**Your goal**
Leave out the pictures and repeat the rest of the material exactly.

>> start Data segment

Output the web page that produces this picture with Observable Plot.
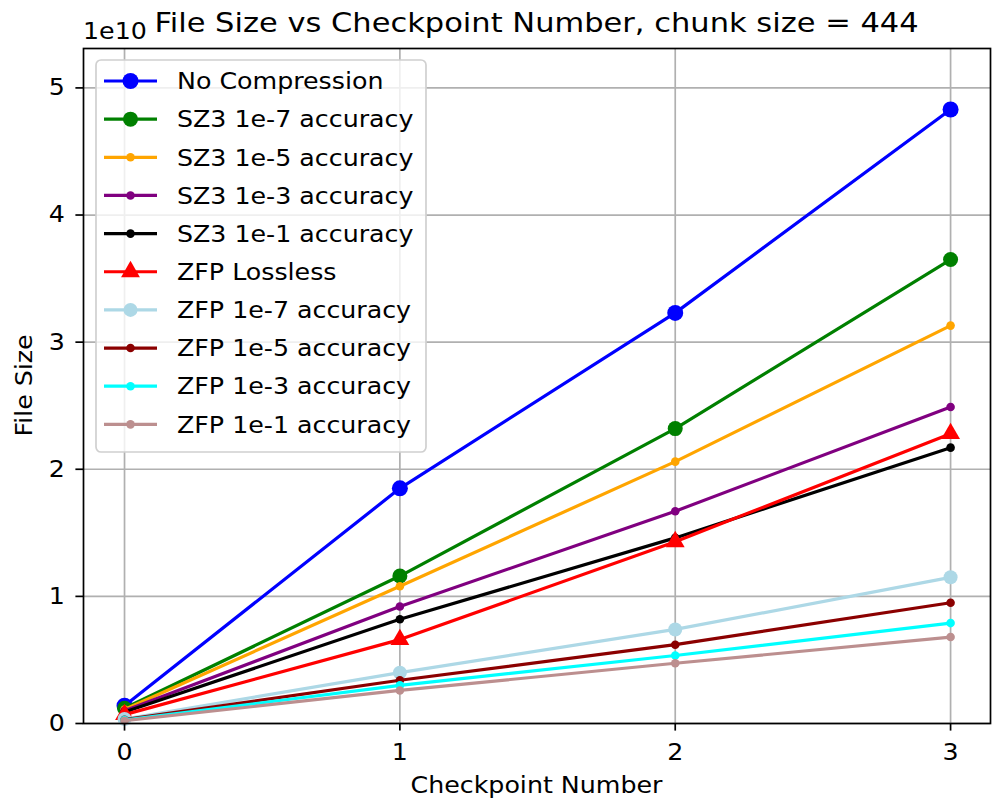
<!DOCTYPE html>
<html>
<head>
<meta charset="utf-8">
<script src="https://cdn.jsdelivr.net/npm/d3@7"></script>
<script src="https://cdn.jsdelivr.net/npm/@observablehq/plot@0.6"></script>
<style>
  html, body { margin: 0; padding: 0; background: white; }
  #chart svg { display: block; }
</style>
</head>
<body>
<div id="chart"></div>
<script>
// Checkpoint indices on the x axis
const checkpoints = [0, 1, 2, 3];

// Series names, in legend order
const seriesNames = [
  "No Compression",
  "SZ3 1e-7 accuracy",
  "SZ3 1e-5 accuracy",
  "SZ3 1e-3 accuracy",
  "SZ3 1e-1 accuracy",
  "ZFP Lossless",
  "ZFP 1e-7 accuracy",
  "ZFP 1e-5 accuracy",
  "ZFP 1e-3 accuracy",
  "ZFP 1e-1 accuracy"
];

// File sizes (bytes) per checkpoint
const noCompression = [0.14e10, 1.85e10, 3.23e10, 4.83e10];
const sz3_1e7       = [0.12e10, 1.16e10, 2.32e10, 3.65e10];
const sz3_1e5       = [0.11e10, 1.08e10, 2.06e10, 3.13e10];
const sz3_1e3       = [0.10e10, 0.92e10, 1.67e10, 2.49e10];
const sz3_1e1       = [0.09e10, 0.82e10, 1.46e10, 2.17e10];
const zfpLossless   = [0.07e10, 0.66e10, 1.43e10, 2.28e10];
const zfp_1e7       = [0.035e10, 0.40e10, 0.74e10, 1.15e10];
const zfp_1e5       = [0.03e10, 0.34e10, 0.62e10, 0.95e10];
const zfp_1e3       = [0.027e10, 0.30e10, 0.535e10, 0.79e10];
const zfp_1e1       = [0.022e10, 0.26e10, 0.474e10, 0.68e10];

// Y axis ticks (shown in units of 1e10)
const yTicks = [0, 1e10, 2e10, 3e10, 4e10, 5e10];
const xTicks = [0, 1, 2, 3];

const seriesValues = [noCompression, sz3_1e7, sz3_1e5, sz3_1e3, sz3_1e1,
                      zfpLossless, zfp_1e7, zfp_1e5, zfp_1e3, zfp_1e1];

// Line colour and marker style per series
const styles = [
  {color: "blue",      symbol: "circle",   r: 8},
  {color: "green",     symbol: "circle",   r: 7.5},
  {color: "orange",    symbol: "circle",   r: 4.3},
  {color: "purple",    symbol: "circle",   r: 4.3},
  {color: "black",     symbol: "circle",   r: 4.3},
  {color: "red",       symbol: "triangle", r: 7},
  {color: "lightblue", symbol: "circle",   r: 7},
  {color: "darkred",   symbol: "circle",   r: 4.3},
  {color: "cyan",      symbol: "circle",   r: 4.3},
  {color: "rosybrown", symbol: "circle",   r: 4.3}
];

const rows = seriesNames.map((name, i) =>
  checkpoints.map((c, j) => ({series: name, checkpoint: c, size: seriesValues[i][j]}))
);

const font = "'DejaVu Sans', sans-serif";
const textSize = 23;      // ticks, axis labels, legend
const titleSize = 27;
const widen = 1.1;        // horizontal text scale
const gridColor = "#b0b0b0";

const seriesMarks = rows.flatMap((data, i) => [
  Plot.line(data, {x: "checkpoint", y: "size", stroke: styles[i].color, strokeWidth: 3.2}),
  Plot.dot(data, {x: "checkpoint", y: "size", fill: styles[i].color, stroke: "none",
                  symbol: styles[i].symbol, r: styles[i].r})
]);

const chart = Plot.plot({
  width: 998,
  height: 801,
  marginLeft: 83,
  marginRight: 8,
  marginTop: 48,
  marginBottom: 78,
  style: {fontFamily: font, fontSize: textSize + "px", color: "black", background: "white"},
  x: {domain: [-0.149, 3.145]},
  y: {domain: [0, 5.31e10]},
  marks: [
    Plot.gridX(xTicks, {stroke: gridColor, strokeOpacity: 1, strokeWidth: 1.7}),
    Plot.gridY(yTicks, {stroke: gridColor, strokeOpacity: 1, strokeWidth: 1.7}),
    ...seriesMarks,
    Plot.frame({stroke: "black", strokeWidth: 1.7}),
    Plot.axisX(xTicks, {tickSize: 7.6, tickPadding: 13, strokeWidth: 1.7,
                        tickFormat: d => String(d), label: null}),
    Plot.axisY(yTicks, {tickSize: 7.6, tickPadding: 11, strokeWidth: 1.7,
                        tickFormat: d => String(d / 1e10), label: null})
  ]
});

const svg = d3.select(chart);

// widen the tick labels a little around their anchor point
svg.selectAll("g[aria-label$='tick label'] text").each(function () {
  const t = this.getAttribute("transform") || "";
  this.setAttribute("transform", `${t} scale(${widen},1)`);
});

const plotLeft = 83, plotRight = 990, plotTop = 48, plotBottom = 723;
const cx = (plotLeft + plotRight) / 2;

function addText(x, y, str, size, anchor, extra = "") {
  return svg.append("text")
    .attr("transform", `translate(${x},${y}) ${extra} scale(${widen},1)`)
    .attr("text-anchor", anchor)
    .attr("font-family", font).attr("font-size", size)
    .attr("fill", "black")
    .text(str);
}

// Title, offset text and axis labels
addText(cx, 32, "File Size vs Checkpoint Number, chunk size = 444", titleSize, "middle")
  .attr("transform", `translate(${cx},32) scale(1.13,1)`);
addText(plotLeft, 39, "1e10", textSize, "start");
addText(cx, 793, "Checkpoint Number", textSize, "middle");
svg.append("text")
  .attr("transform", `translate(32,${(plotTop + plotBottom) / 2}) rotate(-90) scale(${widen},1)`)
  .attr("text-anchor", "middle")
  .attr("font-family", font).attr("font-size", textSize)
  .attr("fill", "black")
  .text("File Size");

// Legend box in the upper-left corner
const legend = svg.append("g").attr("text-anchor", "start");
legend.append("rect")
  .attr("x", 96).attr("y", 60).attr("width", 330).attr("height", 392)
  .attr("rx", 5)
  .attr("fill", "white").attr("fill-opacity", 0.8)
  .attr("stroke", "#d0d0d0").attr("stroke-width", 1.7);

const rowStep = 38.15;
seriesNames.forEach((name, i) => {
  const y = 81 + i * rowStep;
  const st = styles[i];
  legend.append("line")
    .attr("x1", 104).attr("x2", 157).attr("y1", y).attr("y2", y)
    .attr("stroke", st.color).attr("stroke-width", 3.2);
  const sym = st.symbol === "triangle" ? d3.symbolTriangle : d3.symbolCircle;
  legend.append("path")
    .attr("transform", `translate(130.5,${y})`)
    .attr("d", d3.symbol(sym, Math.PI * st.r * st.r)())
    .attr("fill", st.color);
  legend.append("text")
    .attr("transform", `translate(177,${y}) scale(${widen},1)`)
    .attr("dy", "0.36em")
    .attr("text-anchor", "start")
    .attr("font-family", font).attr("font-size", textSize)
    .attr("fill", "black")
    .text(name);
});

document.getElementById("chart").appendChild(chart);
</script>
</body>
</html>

>> end Data segment

**The response**
Output the web page that produces this picture with Observable Plot.
<!DOCTYPE html>
<html>
<head>
<meta charset="utf-8">
<script src="https://cdn.jsdelivr.net/npm/d3@7"></script>
<script src="https://cdn.jsdelivr.net/npm/@observablehq/plot@0.6"></script>
<style>
  html, body { margin: 0; padding: 0; background: white; }
  #chart svg { display: block; }
</style>
</head>
<body>
<div id="chart"></div>
<script>
// Checkpoint indices on the x axis
const checkpoints = [0, 1, 2, 3];

// Series names, in legend order
const seriesNames = [
  "No Compression",
  "SZ3 1e-7 accuracy",
  "SZ3 1e-5 accuracy",
  "SZ3 1e-3 accuracy",
  "SZ3 1e-1 accuracy",
  "ZFP Lossless",
  "ZFP 1e-7 accuracy",
  "ZFP 1e-5 accuracy",
  "ZFP 1e-3 accuracy",
  "ZFP 1e-1 accuracy"
];

// File sizes (bytes) per checkpoint
const noCompression = [0.14e10, 1.85e10, 3.23e10, 4.83e10];
const sz3_1e7       = [0.12e10, 1.16e10, 2.32e10, 3.65e10];
const sz3_1e5       = [0.11e10, 1.08e10, 2.06e10, 3.13e10];
const sz3_1e3       = [0.10e10, 0.92e10, 1.67e10, 2.49e10];
const sz3_1e1       = [0.09e10, 0.82e10, 1.46e10, 2.17e10];
const zfpLossless   = [0.07e10, 0.66e10, 1.43e10, 2.28e10];
const zfp_1e7       = [0.035e10, 0.40e10, 0.74e10, 1.15e10];
const zfp_1e5       = [0.03e10, 0.34e10, 0.62e10, 0.95e10];
const zfp_1e3       = [0.027e10, 0.30e10, 0.535e10, 0.79e10];
const zfp_1e1       = [0.022e10, 0.26e10, 0.474e10, 0.68e10];

// Y axis ticks (shown in units of 1e10)
const yTicks = [0, 1e10, 2e10, 3e10, 4e10, 5e10];
const xTicks = [0, 1, 2, 3];

const seriesValues = [noCompression, sz3_1e7, sz3_1e5, sz3_1e3, sz3_1e1,
                      zfpLossless, zfp_1e7, zfp_1e5, zfp_1e3, zfp_1e1];

// Line colour and marker style per series
const styles = [
  {color: "blue",      symbol: "circle",   r: 8},
  {color: "green",     symbol: "circle",   r: 7.5},
  {color: "orange",    symbol: "circle",   r: 4.3},
  {color: "purple",    symbol: "circle",   r: 4.3},
  {color: "black",     symbol: "circle",   r: 4.3},
  {color: "red",       symbol: "triangle", r: 7},
  {color: "lightblue", symbol: "circle",   r: 7},
  {color: "darkred",   symbol: "circle",   r: 4.3},
  {color: "cyan",      symbol: "circle",   r: 4.3},
  {color: "rosybrown", symbol: "circle",   r: 4.3}
];

const rows = seriesNames.map((name, i) =>
  checkpoints.map((c, j) => ({series: name, checkpoint: c, size: seriesValues[i][j]}))
);

const font = "'DejaVu Sans', sans-serif";
const textSize = 23;      // ticks, axis labels, legend
const titleSize = 27;
const widen = 1.1;        // horizontal text scale
const gridColor = "#b0b0b0";

const seriesMarks = rows.flatMap((data, i) => [
  Plot.line(data, {x: "checkpoint", y: "size", stroke: styles[i].color, strokeWidth: 3.2}),
  Plot.dot(data, {x: "checkpoint", y: "size", fill: styles[i].color, stroke: "none",
                  symbol: styles[i].symbol, r: styles[i].r})
]);

const chart = Plot.plot({
  width: 998,
  height: 801,
  marginLeft: 83,
  marginRight: 8,
  marginTop: 48,
  marginBottom: 78,
  style: {fontFamily: font, fontSize: textSize + "px", color: "black", background: "white"},
  x: {domain: [-0.149, 3.145]},
  y: {domain: [0, 5.31e10]},
  marks: [
    Plot.gridX(xTicks, {stroke: gridColor, strokeOpacity: 1, strokeWidth: 1.7}),
    Plot.gridY(yTicks, {stroke: gridColor, strokeOpacity: 1, strokeWidth: 1.7}),
    ...seriesMarks,
    Plot.frame({stroke: "black", strokeWidth: 1.7}),
    Plot.axisX(xTicks, {tickSize: 7.6, tickPadding: 13, strokeWidth: 1.7,
                        tickFormat: d => String(d), label: null}),
    Plot.axisY(yTicks, {tickSize: 7.6, tickPadding: 11, strokeWidth: 1.7,
                        tickFormat: d => String(d / 1e10), label: null})
  ]
});

const svg = d3.select(chart);

// widen the tick labels a little around their anchor point
svg.selectAll("g[aria-label$='tick label'] text").each(function () {
  const t = this.getAttribute("transform") || "";
  this.setAttribute("transform", `${t} scale(${widen},1)`);
});

const plotLeft = 83, plotRight = 990, plotTop = 48, plotBottom = 723;
const cx = (plotLeft + plotRight) / 2;

function addText(x, y, str, size, anchor, extra = "") {
  return svg.append("text")
    .attr("transform", `translate(${x},${y}) ${extra} scale(${widen},1)`)
    .attr("text-anchor", anchor)
    .attr("font-family", font).attr("font-size", size)
    .attr("fill", "black")
    .text(str);
}

// Title, offset text and axis labels
addText(cx, 32, "File Size vs Checkpoint Number, chunk size = 444", titleSize, "middle")
  .attr("transform", `translate(${cx},32) scale(1.13,1)`);
addText(plotLeft, 39, "1e10", textSize, "start");
addText(cx, 793, "Checkpoint Number", textSize, "middle");
svg.append("text")
  .attr("transform", `translate(32,${(plotTop + plotBottom) / 2}) rotate(-90) scale(${widen},1)`)
  .attr("text-anchor", "middle")
  .attr("font-family", font).attr("font-size", textSize)
  .attr("fill", "black")
  .text("File Size");

// Legend box in the upper-left corner
const legend = svg.append("g").attr("text-anchor", "start");
legend.append("rect")
  .attr("x", 96).attr("y", 60).attr("width", 330).attr("height", 392)
  .attr("rx", 5)
  .attr("fill", "white").attr("fill-opacity", 0.8)
  .attr("stroke", "#d0d0d0").attr("stroke-width", 1.7);

const rowStep = 38.15;
seriesNames.forEach((name, i) => {
  const y = 81 + i * rowStep;
  const st = styles[i];
  legend.append("line")
    .attr("x1", 104).attr("x2", 157).attr("y1", y).attr("y2", y)
    .attr("stroke", st.color).attr("stroke-width", 3.2);
  const sym = st.symbol === "triangle" ? d3.symbolTriangle : d3.symbolCircle;
  legend.append("path")
    .attr("transform", `translate(130.5,${y})`)
    .attr("d", d3.symbol(sym, Math.PI * st.r * st.r)())
    .attr("fill", st.color);
  legend.append("text")
    .attr("transform", `translate(177,${y}) scale(${widen},1)`)
    .attr("dy", "0.36em")
    .attr("text-anchor", "start")
    .attr("font-family", font).attr("font-size", textSize)
    .attr("fill", "black")
    .text(name);
});

document.getElementById("chart").appendChild(chart);
</script>
</body>
</html>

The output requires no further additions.